Perimortem caesarean section

There is little doubt that one of the most stressful situations an emergency physician can ever face is to be responsible for treating a heavily pregnant woman in cardiac arrest. Emergency physicians will be fully aware of the need to rapidly proceed to emergent caesarean section, but (given that this is thankfully an extremely rare situation) how many of us are actually prepared to undertake that procedure? Richard Parry provides a comprehensive overview of this procedure including a very practical 25-step ‘how to’ guide that is likely to be an extremely valuable resource for emergency physicians. Dr Parry goes on to appraise the evidence for this procedure, highlighting the ‘4 minute rule’ to deliver the baby and how the evidence supports the time critical nature of peri-mortem caesarean section as a means of preventing neurological sequelae for the baby. Clearly, minutes matter.

Editor's choice: Can ultrasound confirm central line placement?

Central venous catheter (CVC) placement is another intervention that is often time critical in the ED. Confirming accurate line position can be time consuming, however, when we rely on chest radiographs. This month the Editor's choice is a prospective cohort study from North Carolina in the United States, which compares the use of ultrasound with chest radiography (the reference standard) for confirming CVC placement. Although the number of line misplacements was small (n=4), this study has described a promising technique (the saline flush echo test) that effectively had 75% sensitivity for detecting suboptimal CVC tip placement.
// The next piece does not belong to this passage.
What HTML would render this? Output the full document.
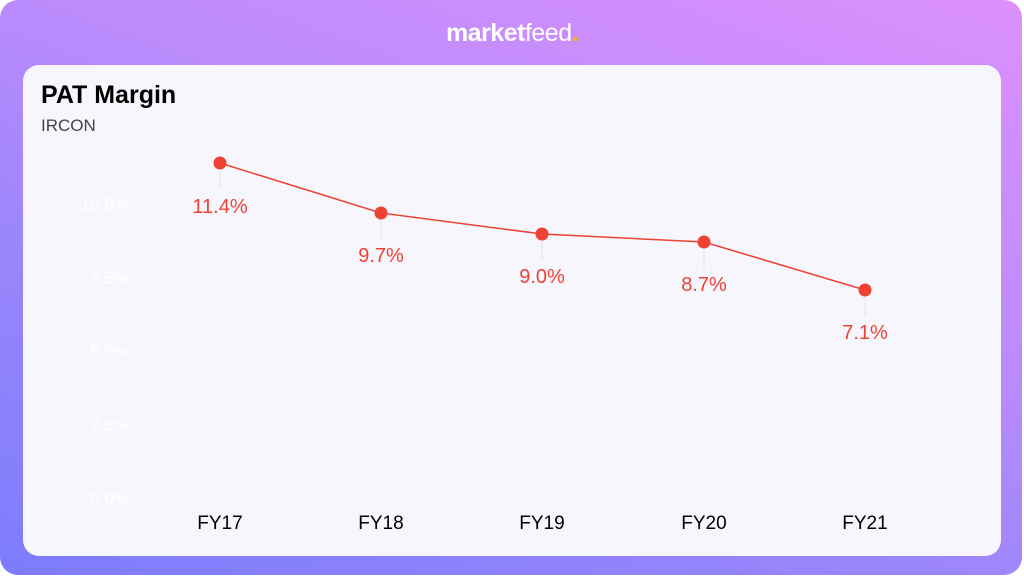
<!DOCTYPE html>
<html><head><meta charset="utf-8"><style>
html,body{margin:0;padding:0;background:#fff;width:1024px;height:576px;overflow:hidden}
.outer{position:absolute;left:0;top:0;width:1022px;height:575px;border-radius:18px;background:linear-gradient(200deg,#dc90fd 0%,#bf8cfc 35%,#9a86fb 65%,#7c7cfd 100%)}
.logo{position:absolute;top:19px;left:0;width:1024px;text-align:center;color:#fff;font-family:"Liberation Sans",sans-serif;font-size:25px;font-weight:bold;letter-spacing:-0.5px}
.logo span{font-weight:normal}
.logo i{color:#f5b800;font-style:normal}
.card{position:absolute;left:23px;top:65px;width:978px;height:491px;border-radius:16px;background:#f8f6fd}
.title{position:absolute;left:41px;top:81px;font-family:"Liberation Sans",sans-serif;font-weight:bold;font-size:25px;color:#000}
.sub{position:absolute;left:41px;top:116px;font-family:"Liberation Sans",sans-serif;font-size:17px;color:#444}
svg{position:absolute;left:0;top:0}
</style></head><body>
<div class="outer"></div>
<div class="logo">market<span>feed</span><i>.</i></div>
<div class="card"></div>
<div class="title">PAT Margin</div>
<div class="sub">IRCON</div>
<svg width="1024" height="576" font-family="Liberation Sans, sans-serif">
<g fill="#ffffff" font-size="17" text-anchor="end">
<text x="129" y="210">10.0%</text>
<text x="129" y="284">7.5%</text>
<text x="129" y="357">5.0%</text>
<text x="129" y="431">2.5%</text>
<text x="129" y="504">0.0%</text>
</g>
<g stroke="#e4e0ea" stroke-width="1">
<line x1="220" y1="170" x2="220" y2="188"/><line x1="381" y1="220" x2="381" y2="238"/><line x1="542" y1="241" x2="542" y2="259"/><line x1="704" y1="250" x2="704" y2="268"/><line x1="865" y1="297" x2="865" y2="315"/>
</g>
<polyline points="220,163 381,213 542,234 704,242 865,290" fill="none" stroke="#ee4233" stroke-width="1.5"/>
<g fill="#ee4233">
<circle cx="220" cy="163" r="6.5"/><circle cx="381" cy="213" r="6.5"/><circle cx="542" cy="234" r="6.5"/><circle cx="704" cy="242" r="6.5"/><circle cx="865" cy="290" r="6.5"/>
</g>
<g fill="#ee4233" font-size="20" text-anchor="middle">
<text x="220" y="213">11.4%</text><text x="381" y="262">9.7%</text><text x="542" y="283">9.0%</text><text x="704" y="291">8.7%</text><text x="865" y="339">7.1%</text>
</g>
<g fill="#000" font-size="19" text-anchor="middle">
<text x="220" y="529">FY17</text><text x="381" y="529">FY18</text><text x="542" y="529">FY19</text><text x="704" y="529">FY20</text><text x="865" y="529">FY21</text>
</g>
</svg>
</body></html>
Perhaps the greatest advantage of ultrasound over chest radiography was the time taken to test completion, which was a median of 23.8 minutes faster with ultrasound.
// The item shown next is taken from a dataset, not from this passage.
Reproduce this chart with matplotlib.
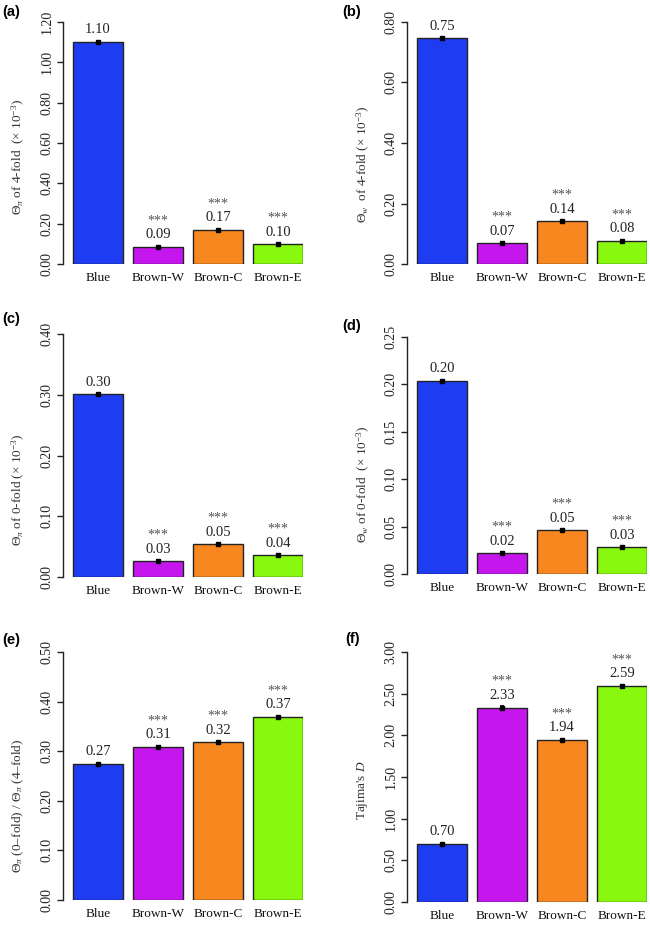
import matplotlib
matplotlib.use("Agg")
import matplotlib.pyplot as plt

plt.rcParams["font.family"] = ["Liberation Serif", "DejaVu Serif"]
plt.rcParams["mathtext.fontset"] = "custom"
plt.rcParams["mathtext.rm"] = "Liberation Serif"
plt.rcParams["mathtext.it"] = "Liberation Serif:italic"
plt.rcParams["mathtext.bf"] = "Liberation Serif:bold"

groups = ["Blue", "Brown-W", "Brown-C", "Brown-E"]
colors = ["#1E3CF2", "#C516EE", "#F8871F", "#88F90E"]

# panel values
pi_4fold = [1.103, 0.086, 0.171, 0.099]
pi_4fold_err = [0.004, 0.004, 0.004, 0.004]
w_4fold = [0.746, 0.068, 0.142, 0.077]
w_4fold_err = [0.003, 0.003, 0.003, 0.003]
pi_0fold = [0.301, 0.026, 0.054, 0.036]
pi_0fold_err = [0.0015, 0.0015, 0.0015, 0.0015]
w_0fold = [0.204, 0.022, 0.046, 0.028]
w_0fold_err = [0.001, 0.001, 0.001, 0.001]
pi_ratio = [0.274, 0.309, 0.318, 0.369]
pi_ratio_err = [0.002, 0.002, 0.002, 0.002]
tajima_d = [0.696, 2.332, 1.940, 2.592]
tajima_d_err = [0.012, 0.015, 0.020, 0.012]

value_labels = {
    "a": ["1.10", "0.09", "0.17", "0.10"],
    "b": ["0.75", "0.07", "0.14", "0.08"],
    "c": ["0.30", "0.03", "0.05", "0.04"],
    "d": ["0.20", "0.02", "0.05", "0.03"],
    "e": ["0.27", "0.31", "0.32", "0.37"],
    "f": ["0.70", "2.33", "1.94", "2.59"],
}
stars = ["", "***", "***", "***"]

W, H = 650, 925
fig = plt.figure(figsize=(W / 100, H / 100), dpi=100)


def add_panel(letter, vals, errs, ymax, ystep, ylabel, box, lab_xy, let_xy):
    x0, y0, y1 = box  # pixel coords: left spine x, top y, bottom y
    ax = fig.add_axes([x0 / W, 1 - y1 / H, 240 / W, (y1 - y0) / H])
    centers = [0.7 + 1.2 * i for i in range(len(vals))]
    ax.bar(centers, vals, width=1.0, color=colors, edgecolor="#222222",
           linewidth=1.0, zorder=2)
    ax.errorbar(centers, vals, yerr=errs, fmt="s", ms=2.5, color="black",
                ecolor="black", elinewidth=1.5, capsize=1.5, capthick=1.2,
                zorder=3)
    ax.set_xlim(0, 4.8)
    ax.set_ylim(0, ymax)
    n = int(round(ymax / ystep))
    ticks = [i * ystep for i in range(n + 1)]
    ax.set_yticks(ticks)
    ax.set_yticklabels([f"{t:.2f}" for t in ticks], rotation=90,
                       va="center", fontsize=10, color="#222222")
    ax.tick_params(axis="y", length=4, width=1.0, pad=3, color="#222222")
    ax.set_xticks(centers)
    ax.set_xticklabels(groups, fontsize=9.5, color="#111111")
    ax.tick_params(axis="x", length=0, pad=6)
    for s in ["top", "right", "bottom"]:
        ax.spines[s].set_visible(False)
    ax.spines["left"].set_linewidth(1.0)
    ax.spines["left"].set_color("#222222")
    ax.patch.set_visible(False)

    for c, v, e, txt, st in zip(centers, vals, errs, value_labels[letter], stars):
        ax.annotate(txt, (c, v + e), xytext=(0, 8), textcoords="offset points",
                    ha="center", va="center", fontsize=10.5, color="#222222",
                    annotation_clip=False)
        if st:
            ax.annotate(st, (c, v + e), xytext=(0, 18), textcoords="offset points",
                        ha="center", va="center", fontsize=10, color="#555555",
                        annotation_clip=False)

    fig.text(lab_xy[0] / W, 1 - lab_xy[1] / H, ylabel, rotation=90,
             ha="center", va="center", fontsize=9.5, color="#333333")
    fig.text(let_xy[0] / W, 1 - let_xy[1] / H, f"({letter})", ha="left",
             va="center", fontsize=10.5, fontweight="bold",
             family=["Liberation Sans", "DejaVu Sans"])
    return ax


th_pi = r"$\mathit{\Theta}_{\pi}$"
th_w = r"$\mathit{\Theta}_{w}$"
times = r"($\times$ 10$^{-3}$)"

add_panel("a", pi_4fold, pi_4fold_err, 1.2, 0.2,
          th_pi + " of 4-fold  " + times, (63, 22, 264), (18, 157), (2, 12))
add_panel("b", w_4fold, w_4fold_err, 0.8, 0.2,
          th_w + "  of 4-fold " + times, (407, 22, 264), (363, 164), (342, 12))
add_panel("c", pi_0fold, pi_0fold_err, 0.4, 0.1,
          th_pi + " of 0-fold " + times, (63, 334, 577), (18, 490), (2, 319))
add_panel("d", w_0fold, w_0fold_err, 0.25, 0.05,
          th_w + " of 0-fold  " + times, (407, 337, 574), (363, 484), (342, 326))
add_panel("e", pi_ratio, pi_ratio_err, 0.5, 0.1,
          th_pi + " (0\u2013fold) / " + th_pi + " (4\u2013fold)",
          (63, 652, 900), (18, 806), (2, 640))
add_panel("f", tajima_d, tajima_d_err, 3.0, 0.5,
          r"Tajima's $\mathit{D}$", (407, 652, 902), (362, 790), (345, 639))

fig.savefig("out.png", dpi=100)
Reader's choice: Frequent users of the ED

Perhaps at the other end of the spectrum for ‘excitement’ in Emergency Medicine, frequent attendees can account for a significant proportion of the ED workload. When patients attend the ED very regularly, it may be tempting to feel reassured and potentially (heaven forbid) even slightly cynical about the nature of their acute complaint. The systematic review by Moe et al examined prognosis in this group. Perhaps unsurprisingly for experienced emergency physicians, five out of six studies identified reported that frequent attendees have higher mortality than non-frequent attendees with a median odds ratio of 2.2. Frequent attendees were also more likely to be admitted to hospital and to use outpatient services following their ED attendance. The work highlights the need to take this important and vulnerable group of patients seriously and calls us on to undertake further research that may help to address their adverse prognosis.

Procedural sedation: Patient's choice?

Procedural sedation is a core skill in Emergency Medicine in order to facilitate the undertaking of procedures that may otherwise be unbearably painful for patients. It is tempting to assume that our use of conscious sedation will leave patients blissfully unaware of the procedure afterwards. However, as Dr Gavin Lloyd and Dr Alasdair Gray discuss in a stimulating editorial, this may not be an accurate assumption to make. They discuss a recent report from the Royal College of Anaesthetists and Association of Anaesthetists of Great Britain & Ireland, which recommends avoidance of falsely reassuring terminology when explaining procedural sedation to patients, and they call us on to seek feedback from patients after the procedure in order that we may know how satisfied they were and whether they did, in fact, have any painful recall.

Footnotes

  • Provenance and peer review Commissioned; internally peer reviewed.